Additionally, giving your employees the peace of mind that they’re covered financially if they get hurt shows them that they’re valued as a part of your team. The safer they feel when they show up to work, the more likely they are to stay with your company even if they do get in an accident on the job. Boosting company morale is a great way to keep hard-working employees on your team.

How to integrate estimations into business strategy

Because workers’ compensation is an important part of owning a company, it’s essential to integrate workers’ comp estimations into your business strategy.

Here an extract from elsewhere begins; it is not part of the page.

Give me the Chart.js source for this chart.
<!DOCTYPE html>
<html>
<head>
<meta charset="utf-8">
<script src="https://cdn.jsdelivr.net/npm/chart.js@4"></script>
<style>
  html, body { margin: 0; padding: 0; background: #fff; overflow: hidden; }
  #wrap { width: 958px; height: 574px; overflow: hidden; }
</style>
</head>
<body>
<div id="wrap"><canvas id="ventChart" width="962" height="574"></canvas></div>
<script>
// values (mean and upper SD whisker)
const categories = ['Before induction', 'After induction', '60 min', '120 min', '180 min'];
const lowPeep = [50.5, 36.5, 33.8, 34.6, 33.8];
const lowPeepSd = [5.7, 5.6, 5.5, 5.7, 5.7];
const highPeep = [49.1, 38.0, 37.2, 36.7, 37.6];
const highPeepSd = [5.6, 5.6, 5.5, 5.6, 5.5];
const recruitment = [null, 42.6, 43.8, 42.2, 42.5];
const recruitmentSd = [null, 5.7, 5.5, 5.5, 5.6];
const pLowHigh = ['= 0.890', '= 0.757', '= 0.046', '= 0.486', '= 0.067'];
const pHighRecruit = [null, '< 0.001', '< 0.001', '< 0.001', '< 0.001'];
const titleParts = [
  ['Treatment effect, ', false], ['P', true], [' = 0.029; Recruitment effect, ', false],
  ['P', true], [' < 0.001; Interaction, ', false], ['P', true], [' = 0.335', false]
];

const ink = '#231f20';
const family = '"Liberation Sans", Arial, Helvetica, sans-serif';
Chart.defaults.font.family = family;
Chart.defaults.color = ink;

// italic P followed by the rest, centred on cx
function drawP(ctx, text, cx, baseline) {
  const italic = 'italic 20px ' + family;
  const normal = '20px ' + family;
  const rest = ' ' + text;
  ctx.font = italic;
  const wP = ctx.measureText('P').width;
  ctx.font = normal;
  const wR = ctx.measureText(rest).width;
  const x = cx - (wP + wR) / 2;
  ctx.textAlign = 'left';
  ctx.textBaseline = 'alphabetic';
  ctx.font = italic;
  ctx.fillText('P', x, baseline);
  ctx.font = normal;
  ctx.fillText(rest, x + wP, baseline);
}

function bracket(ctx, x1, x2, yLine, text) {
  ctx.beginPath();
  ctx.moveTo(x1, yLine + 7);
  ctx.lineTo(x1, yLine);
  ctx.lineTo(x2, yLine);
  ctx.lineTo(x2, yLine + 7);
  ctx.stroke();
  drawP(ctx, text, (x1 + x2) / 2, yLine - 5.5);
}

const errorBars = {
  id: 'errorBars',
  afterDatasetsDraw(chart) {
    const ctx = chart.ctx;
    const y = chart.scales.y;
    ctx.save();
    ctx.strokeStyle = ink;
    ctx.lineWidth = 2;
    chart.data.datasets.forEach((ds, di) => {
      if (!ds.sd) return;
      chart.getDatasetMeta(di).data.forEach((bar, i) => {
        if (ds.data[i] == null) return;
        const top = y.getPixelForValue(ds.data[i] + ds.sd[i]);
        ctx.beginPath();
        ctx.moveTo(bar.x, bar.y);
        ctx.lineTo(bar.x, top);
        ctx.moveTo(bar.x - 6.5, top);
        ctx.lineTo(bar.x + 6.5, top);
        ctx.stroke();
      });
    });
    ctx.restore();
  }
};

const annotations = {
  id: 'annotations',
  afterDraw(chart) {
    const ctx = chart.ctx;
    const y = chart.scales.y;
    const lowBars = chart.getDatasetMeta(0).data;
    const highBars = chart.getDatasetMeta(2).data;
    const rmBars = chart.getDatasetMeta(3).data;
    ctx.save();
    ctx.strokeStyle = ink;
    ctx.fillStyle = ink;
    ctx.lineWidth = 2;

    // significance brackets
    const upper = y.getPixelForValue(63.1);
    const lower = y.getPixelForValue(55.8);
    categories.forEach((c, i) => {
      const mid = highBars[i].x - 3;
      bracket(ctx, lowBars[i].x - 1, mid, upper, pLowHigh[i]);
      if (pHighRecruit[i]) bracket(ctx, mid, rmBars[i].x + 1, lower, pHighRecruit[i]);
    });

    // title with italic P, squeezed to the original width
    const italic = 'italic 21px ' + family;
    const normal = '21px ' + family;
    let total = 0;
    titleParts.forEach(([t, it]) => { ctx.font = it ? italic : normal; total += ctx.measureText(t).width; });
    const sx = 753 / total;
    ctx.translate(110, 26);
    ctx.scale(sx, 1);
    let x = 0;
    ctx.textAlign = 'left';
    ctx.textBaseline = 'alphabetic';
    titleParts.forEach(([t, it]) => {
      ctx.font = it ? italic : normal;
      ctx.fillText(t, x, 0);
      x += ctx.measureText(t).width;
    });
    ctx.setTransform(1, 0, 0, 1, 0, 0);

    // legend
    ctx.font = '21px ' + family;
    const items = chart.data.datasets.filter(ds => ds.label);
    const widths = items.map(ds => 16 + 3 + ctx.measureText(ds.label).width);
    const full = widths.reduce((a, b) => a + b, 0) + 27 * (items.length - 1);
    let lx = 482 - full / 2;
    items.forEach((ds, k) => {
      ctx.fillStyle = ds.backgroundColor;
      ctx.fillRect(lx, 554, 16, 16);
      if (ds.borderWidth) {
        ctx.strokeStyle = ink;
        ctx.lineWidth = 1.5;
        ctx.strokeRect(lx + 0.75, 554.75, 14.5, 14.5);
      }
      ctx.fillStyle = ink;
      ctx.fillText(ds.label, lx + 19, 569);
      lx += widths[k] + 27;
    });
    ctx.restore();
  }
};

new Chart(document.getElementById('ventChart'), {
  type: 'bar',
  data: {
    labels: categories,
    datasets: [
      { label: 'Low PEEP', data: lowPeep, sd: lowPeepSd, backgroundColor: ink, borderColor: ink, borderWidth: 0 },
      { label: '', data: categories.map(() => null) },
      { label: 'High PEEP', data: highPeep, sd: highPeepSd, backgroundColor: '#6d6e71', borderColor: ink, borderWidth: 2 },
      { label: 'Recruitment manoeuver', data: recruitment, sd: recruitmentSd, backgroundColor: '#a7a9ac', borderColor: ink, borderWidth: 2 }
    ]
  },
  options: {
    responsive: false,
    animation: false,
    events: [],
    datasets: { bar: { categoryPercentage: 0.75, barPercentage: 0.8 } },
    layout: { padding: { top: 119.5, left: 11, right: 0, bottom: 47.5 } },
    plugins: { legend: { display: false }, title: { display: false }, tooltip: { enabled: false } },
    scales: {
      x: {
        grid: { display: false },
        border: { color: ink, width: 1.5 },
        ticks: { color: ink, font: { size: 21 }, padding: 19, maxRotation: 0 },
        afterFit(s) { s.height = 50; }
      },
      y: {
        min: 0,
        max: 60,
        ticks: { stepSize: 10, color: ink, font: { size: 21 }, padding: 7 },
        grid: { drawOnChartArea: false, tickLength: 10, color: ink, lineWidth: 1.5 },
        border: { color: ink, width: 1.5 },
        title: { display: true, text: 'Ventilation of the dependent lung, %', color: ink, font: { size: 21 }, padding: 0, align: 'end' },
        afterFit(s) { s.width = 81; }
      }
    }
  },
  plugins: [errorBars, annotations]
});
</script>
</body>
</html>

Depending on the industry you’re in, there may be certain factors holding you back from getting workers’ compensation insurance. If you’re a business owner whose employees primarily work in an office setting, you may feel that workers’ comp is unnecessary. Accidents do happen, however, and it’s crucial to be covered when they do. Plus, for office workers, your workers’ compensation rates will typically be lower than for employees who work in a riskier field.

Have safety training programs in place

Before you’re even faced with a workplace injury, consider implementing safety training programs to help mitigate the risk of accidents at work. Integrating the cost of safety trainings into your business strategy can help keep your workers’ compensation costs as low as possible.

Utilize pay-as-you-go options

For business owners who hire primarily short-term workers for specific projects or contracts, you might feel it isn’t worth it to have a traditional workers’ compensation plan. You do have other options, though. Some companies offer a pay-as-you-go approach to workers’ comp, allowing you to pay for only what you use, based off of your payroll. This means you’ll be able to calculate exactly how much you need to pay instead of guessing and potentially paying more than necessary.


Pay-as-you-go workers’ compensation also allows business owners to offer short-term compensation. If you own a construction company, for instance, and you hire workers for individual projects, you can rest assured that they’ll be covered without needing to keep that coverage for longer than necessary.

A final note

Integrating workers’ compensation estimations into your business strategy can help keep you on top of costs. Keep these ideas in mind for saving as much money as possible on workers’ compensation. The more thoroughly you can plan in advance, the more you’ll save in the long run. Don’t miss out on the benefits of having workers’ compensation for fear of spending too much—no matter what type of business or how many employees you have.